-- BEGIN --

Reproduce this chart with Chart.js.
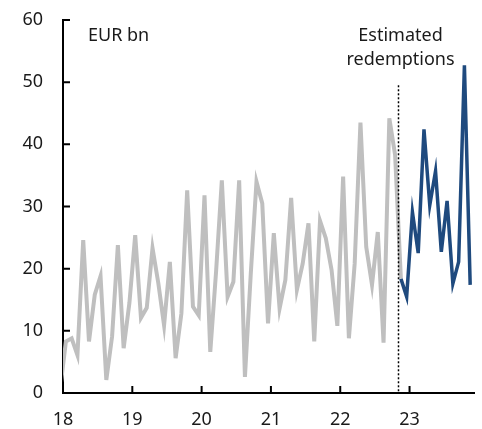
<!DOCTYPE html>
<html>
<head>
<meta charset="utf-8">
<script src="https://cdn.jsdelivr.net/npm/chart.js@4.4.1/dist/chart.umd.min.js"></script>
<style>
  html, body { margin: 0; padding: 0; background: #fff; }
  #wrap { width: 482px; height: 429px; position: relative; }
</style>
</head>
<body>
<div id="wrap"><canvas id="redemptionsChart"></canvas></div>
<script>
// monthly amounts, EUR bn
const historyStart = '2017-12';
const historyValues = [
  0.5,
  8.3, 8.8, 6.1, 24.6, 8.3, 15.8, 18.8, 2.1, 9.1, 23.8, 7.2, 14.5,
  25.4, 12.1, 13.7, 23.3, 17.7, 10.9, 21.1, 5.6, 12.8, 32.6, 13.9, 12.5,
  31.8, 6.6, 19.5, 34.2, 15.5, 17.9, 34.2, 2.6, 19.0, 34.0, 30.5, 11.2,
  25.7, 13.6, 18.2, 31.4, 16.6, 20.8, 27.3, 8.3, 27.7, 24.9, 19.8, 10.8,
  34.8, 8.8, 20.8, 43.5, 23.5, 17.4, 25.9, 8.1, 44.2, 38.3, 18.4
];
const estimateStart = '2022-11';
const estimateValues = [18.4, 15.5, 29.1, 22.5, 42.4, 30.2, 35.7, 22.7, 30.9, 17.6, 21.1, 52.7, 17.4];

const xTicks = [18, 19, 20, 21, 22, 23];
const yTicks = [0, 10, 20, 30, 40, 50, 60];
const unitLabel = 'EUR bn';
const estimateLabel = ['Estimated', 'redemptions'];
const estimateFrom = 22.834; // where the dotted divider sits

// month 'YYYY-MM' -> position in years (mid-month), e.g. 18.04
function toPos(ym, offset) {
  const [y, m] = ym.split('-').map(Number);
  const idx = (y - 2000) * 12 + (m - 1) + offset;
  return Math.floor(idx / 12) + ((idx % 12) + 0.5) / 12;
}
const toPoints = (start, vals) => vals.map((v, i) => ({ x: toPos(start, i), y: v }));

const FONT = '"Noto Sans", "Open Sans", sans-serif';
const INK = '#1a1a1a';

const overlay = {
  id: 'overlay',
  afterDatasetsDraw(chart) {
    const { ctx, chartArea, scales: { x, y } } = chart;
    ctx.save();
    ctx.strokeStyle = '#000';
    ctx.lineWidth = 2;
    ctx.beginPath();
    yTicks.forEach(v => {
      const py = y.getPixelForValue(v);
      ctx.moveTo(chartArea.left, py);
      ctx.lineTo(chartArea.left + 7, py);
    });
    xTicks.forEach(v => {
      const px = x.getPixelForValue(v);
      ctx.moveTo(px, chartArea.bottom);
      ctx.lineTo(px, chartArea.bottom - 7);
    });
    ctx.stroke();

    // dotted divider
    const dx = Math.round(x.getPixelForValue(estimateFrom)) + 0.5;
    ctx.lineWidth = 1.5;
    ctx.setLineDash([2, 2]);
    ctx.beginPath();
    ctx.moveTo(dx, y.getPixelForValue(49.5));
    ctx.lineTo(dx, chartArea.bottom);
    ctx.stroke();
    ctx.setLineDash([]);

    ctx.fillStyle = INK;
    ctx.font = '18px ' + FONT;
    ctx.textBaseline = 'middle';
    ctx.textAlign = 'left';
    ctx.fillText(unitLabel, chartArea.left + 25, 36);
    ctx.textAlign = 'center';
    ctx.fillText(estimateLabel[0], 400.5, 36);
    ctx.fillText(estimateLabel[1], 400.5, 60);
    ctx.restore();
  }
};

new Chart(document.getElementById('redemptionsChart').getContext('2d'), {
  type: 'line',
  data: {
    datasets: [
      {
        data: toPoints(historyStart, historyValues),
        borderColor: '#bfbfbf',
        borderWidth: 4,
        pointRadius: 0,
        tension: 0,
        clip: 0
      },
      {
        data: toPoints(estimateStart, estimateValues),
        borderColor: '#1f4a7e',
        borderWidth: 3.5,
        pointRadius: 0,
        tension: 0
      }
    ]
  },
  options: {
    responsive: true,
    maintainAspectRatio: false,
    animation: false,
    layout: { padding: { top: 20, right: 8, left: 0, bottom: 0 } },
    plugins: { legend: { display: false }, tooltip: { enabled: false } },
    scales: {
      x: {
        type: 'linear',
        min: 18,
        max: 23.93,
        afterBuildTicks: s => { s.ticks = xTicks.map(v => ({ value: v })); },
        afterFit: s => { s.height = 36; s.paddingLeft = 0; s.paddingRight = 0; },
        grid: { drawOnChartArea: false, drawTicks: false },
        border: { color: '#000', width: 2 },
        ticks: { padding: 16, color: INK, font: { size: 18, family: FONT }, maxRotation: 0, callback: v => String(v) }
      },
      y: {
        min: 0,
        max: 60,
        afterBuildTicks: s => { s.ticks = yTicks.map(v => ({ value: v })); },
        afterFit: s => { s.width = 63; s.paddingTop = 0; s.paddingBottom = 0; },
        grid: { drawOnChartArea: false, drawTicks: false },
        border: { color: '#000', width: 2 },
        ticks: { padding: 20, color: INK, font: { size: 18, family: FONT } }
      }
    }
  },
  plugins: [overlay]
});
</script>
</body>
</html>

-- END --

# Exercise:
Copy the listing word for word, excluding its pictures.

# Correct result:
Reproduce this chart with Chart.js.
<!DOCTYPE html>
<html>
<head>
<meta charset="utf-8">
<script src="https://cdn.jsdelivr.net/npm/chart.js@4.4.1/dist/chart.umd.min.js"></script>
<style>
  html, body { margin: 0; padding: 0; background: #fff; }
  #wrap { width: 482px; height: 429px; position: relative; }
</style>
</head>
<body>
<div id="wrap"><canvas id="redemptionsChart"></canvas></div>
<script>
// monthly amounts, EUR bn
const historyStart = '2017-12';
const historyValues = [
  0.5,
  8.3, 8.8, 6.1, 24.6, 8.3, 15.8, 18.8, 2.1, 9.1, 23.8, 7.2, 14.5,
  25.4, 12.1, 13.7, 23.3, 17.7, 10.9, 21.1, 5.6, 12.8, 32.6, 13.9, 12.5,
  31.8, 6.6, 19.5, 34.2, 15.5, 17.9, 34.2, 2.6, 19.0, 34.0, 30.5, 11.2,
  25.7, 13.6, 18.2, 31.4, 16.6, 20.8, 27.3, 8.3, 27.7, 24.9, 19.8, 10.8,
  34.8, 8.8, 20.8, 43.5, 23.5, 17.4, 25.9, 8.1, 44.2, 38.3, 18.4
];
const estimateStart = '2022-11';
const estimateValues = [18.4, 15.5, 29.1, 22.5, 42.4, 30.2, 35.7, 22.7, 30.9, 17.6, 21.1, 52.7, 17.4];

const xTicks = [18, 19, 20, 21, 22, 23];
const yTicks = [0, 10, 20, 30, 40, 50, 60];
const unitLabel = 'EUR bn';
const estimateLabel = ['Estimated', 'redemptions'];
const estimateFrom = 22.834; // where the dotted divider sits

// month 'YYYY-MM' -> position in years (mid-month), e.g. 18.04
function toPos(ym, offset) {
  const [y, m] = ym.split('-').map(Number);
  const idx = (y - 2000) * 12 + (m - 1) + offset;
  return Math.floor(idx / 12) + ((idx % 12) + 0.5) / 12;
}
const toPoints = (start, vals) => vals.map((v, i) => ({ x: toPos(start, i), y: v }));

const FONT = '"Noto Sans", "Open Sans", sans-serif';
const INK = '#1a1a1a';

const overlay = {
  id: 'overlay',
  afterDatasetsDraw(chart) {
    const { ctx, chartArea, scales: { x, y } } = chart;
    ctx.save();
    ctx.strokeStyle = '#000';
    ctx.lineWidth = 2;
    ctx.beginPath();
    yTicks.forEach(v => {
      const py = y.getPixelForValue(v);
      ctx.moveTo(chartArea.left, py);
      ctx.lineTo(chartArea.left + 7, py);
    });
    xTicks.forEach(v => {
      const px = x.getPixelForValue(v);
      ctx.moveTo(px, chartArea.bottom);
      ctx.lineTo(px, chartArea.bottom - 7);
    });
    ctx.stroke();

    // dotted divider
    const dx = Math.round(x.getPixelForValue(estimateFrom)) + 0.5;
    ctx.lineWidth = 1.5;
    ctx.setLineDash([2, 2]);
    ctx.beginPath();
    ctx.moveTo(dx, y.getPixelForValue(49.5));
    ctx.lineTo(dx, chartArea.bottom);
    ctx.stroke();
    ctx.setLineDash([]);

    ctx.fillStyle = INK;
    ctx.font = '18px ' + FONT;
    ctx.textBaseline = 'middle';
    ctx.textAlign = 'left';
    ctx.fillText(unitLabel, chartArea.left + 25, 36);
    ctx.textAlign = 'center';
    ctx.fillText(estimateLabel[0], 400.5, 36);
    ctx.fillText(estimateLabel[1], 400.5, 60);
    ctx.restore();
  }
};

new Chart(document.getElementById('redemptionsChart').getContext('2d'), {
  type: 'line',
  data: {
    datasets: [
      {
        data: toPoints(historyStart, historyValues),
        borderColor: '#bfbfbf',
        borderWidth: 4,
        pointRadius: 0,
        tension: 0,
        clip: 0
      },
      {
        data: toPoints(estimateStart, estimateValues),
        borderColor: '#1f4a7e',
        borderWidth: 3.5,
        pointRadius: 0,
        tension: 0
      }
    ]
  },
  options: {
    responsive: true,
    maintainAspectRatio: false,
    animation: false,
    layout: { padding: { top: 20, right: 8, left: 0, bottom: 0 } },
    plugins: { legend: { display: false }, tooltip: { enabled: false } },
    scales: {
      x: {
        type: 'linear',
        min: 18,
        max: 23.93,
        afterBuildTicks: s => { s.ticks = xTicks.map(v => ({ value: v })); },
        afterFit: s => { s.height = 36; s.paddingLeft = 0; s.paddingRight = 0; },
        grid: { drawOnChartArea: false, drawTicks: false },
        border: { color: '#000', width: 2 },
        ticks: { padding: 16, color: INK, font: { size: 18, family: FONT }, maxRotation: 0, callback: v => String(v) }
      },
      y: {
        min: 0,
        max: 60,
        afterBuildTicks: s => { s.ticks = yTicks.map(v => ({ value: v })); },
        afterFit: s => { s.width = 63; s.paddingTop = 0; s.paddingBottom = 0; },
        grid: { drawOnChartArea: false, drawTicks: false },
        border: { color: '#000', width: 2 },
        ticks: { padding: 20, color: INK, font: { size: 18, family: FONT } }
      }
    }
  },
  plugins: [overlay]
});
</script>
</body>
</html>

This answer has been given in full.